An apocalypse that ends with a whimper: Ben Brooker on Hofesh Shechter’s Grand Finale
Since his 2007 breakthrough In Your Rooms, Israeli-born, London-based choreographer, dancer, and composer Hofesh Shechter has developed a reputation for dark, large-scale work marked by existentialist themes. Traumas both personal (his mother leaving his family when he was a child) and political (the Israel-Palestine conflict) inflected previous works The Art of Not Looking Back (2009) and Uprising (2006), while Sun (2013), journeying from idyll to nightmare, directed his customary antagonism at colonial usurpation.
But, really, this is too reductionist a reading of the choreographer’s oeuvre, which, more than anything, foregrounds human vulnerability and mortality against vast and imponderable forces. We might say of Shechter what Harold Hobson once said of Pinter: that he “has got hold of a primary fact of existence. We live on the verge of disaster”.
Grand Finale, first seen in Paris in 2017, takes the choreographer’s apocalyptic angst to fresh extremes. It begins with a single dancer, their back turned to us as if in prayer or reflecting on some unspeakable loss, silhouetted against one of the series of moveable black monoliths that forms Tom Scutt’s set (they reminded me of those alien black slabs from Stanley Kubrik’s 2001: A Space Odyssey as well as the “stelae” that make up Peter Eisenman and Buro Happolds’ Holocaust Memorial in Berlin).
To the mournful strains of an onstage quintet, dressed in tailcoats like the Titanic musicians who kept playing while the famously ‘unsinkable’ ship went down, the dancer appears to drop dead. The stage is plunged, for the first of what will be many times, into darkness. Slowly, a group of dancers emerges from the gloom and dry ice, their hands raised in a gesture of submission or awe. Dressed in drab, loose-fitting shirts and slacks, they look like the shell-shocked survivors of some epochal event.
Seemingly flashing back to the calamity that preceded this moment, a party-like atmosphere is disrupted by a choreography of increasing dread and disorder. As an unsettling scraping quality is introduced into the score, blending with Shechter’s own recorded percussion and electronica; dancers fall lifeless into each other’s arms, are dragged by their hands and feet around the stage, and propped up and animated like puppets. It’s a scene of horror, but at times a blackly comic one: such as when dancers cavort with deadweight partners in a terrible danse macabre, the score – which makes much ironic use of cheery music by Franz Lehar, Tchaikovsky, and others – sliding into a waltz.
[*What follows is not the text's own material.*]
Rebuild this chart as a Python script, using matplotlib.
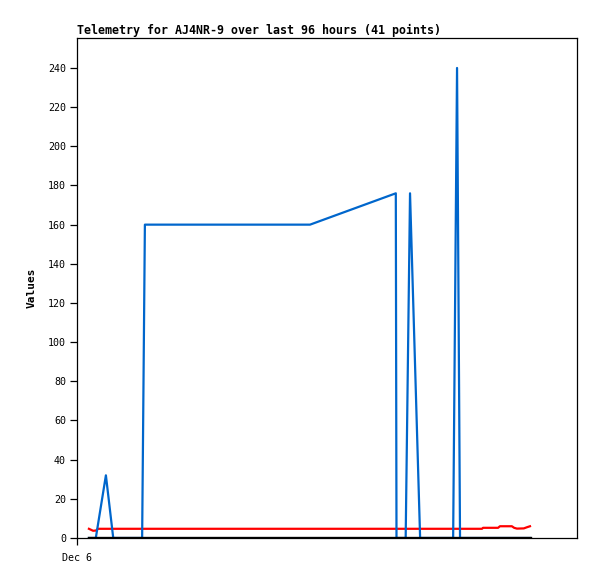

Shechter’s expansive use of the stage suggests a battlefield or perhaps public space after some atrocity but the monoliths, swept into prison- and wall-like configurations, also reduce the work down to a claustrophobic scale, the dancers cowed into an abject motionlessness (the walls of Trump’s America and the West Bank immediately come to mind). In one sequence, the dancers’ faces distend in silent, Munch-like screams. In another, they spectacularly find their voices, a soaring lament sung by a chorus of women that, for one exultant moment, cuts through the work’s overriding sense of doom.
All the while, Shechter’s varied, highly kinetic choreography grinds on, frenetic and martial, anchored in supple, outstretched upper bodies and low centres of gravity. Arms whirl, legs thrust and scissor. There is a manic quality to all this, the dancers always seemingly poised between extremes of defiance and surrender, elation and exhaustion. Similarly, the work itself seems to oscillate between states of chaos and order, its periodic dissolves freighted with a sense of erasure and renewal, a constant starting over from the ashes of the old. Tom Visser’s chiaroscuro lighting lends proceedings an elegiac splendour.
It’s a pity, then, that the focus Shechter effortlessly commands from his audience during Grand Finale’s exciting (if admittedly overlong) first half is squandered by a second that feels, for the most part, redundant. The changes register strongly enough, the dancers appearing in bright casual dress, their energy palpably freer and more exuberant than before, as though they have come to some new accommodation with their fate. But the work goes nowhere, content to repeat itself while drifting towards a conclusion that, while grasping for a more frailly human choreography of kissing, holding, and praying, isn’t quite able to translate its austere beauty into something more affecting.
I found myself growing ever-wearier, too, of Shechter’s original score, played with scant relief at punishingly loud volume. Like the auteur European directors with whom he bears some comparison – Romeo Castelluci, Milo Rau, Katie Mitchell and others – Shechter’s uncompromising vision carries within it the seeds of self-indulgence, and they are allowed to flourish here to the detriment of the work. A more disciplined first half and a thoroughly reconsidered second – or, better still, a condensing of both into a single hour or so – might ensure that this apocalypse, unlike T.S. Eliot’s, ends with a bang rather than a whimper.
Grand Finale, choreography and music by Hofesh Shechter. Set and costumes design by Tom Scutt, lighting designby Tom Visser, music Collaborators Nell Catchpole and Yaron Engler. Adelaide Festival Centre, Adelaide Festival. Closed.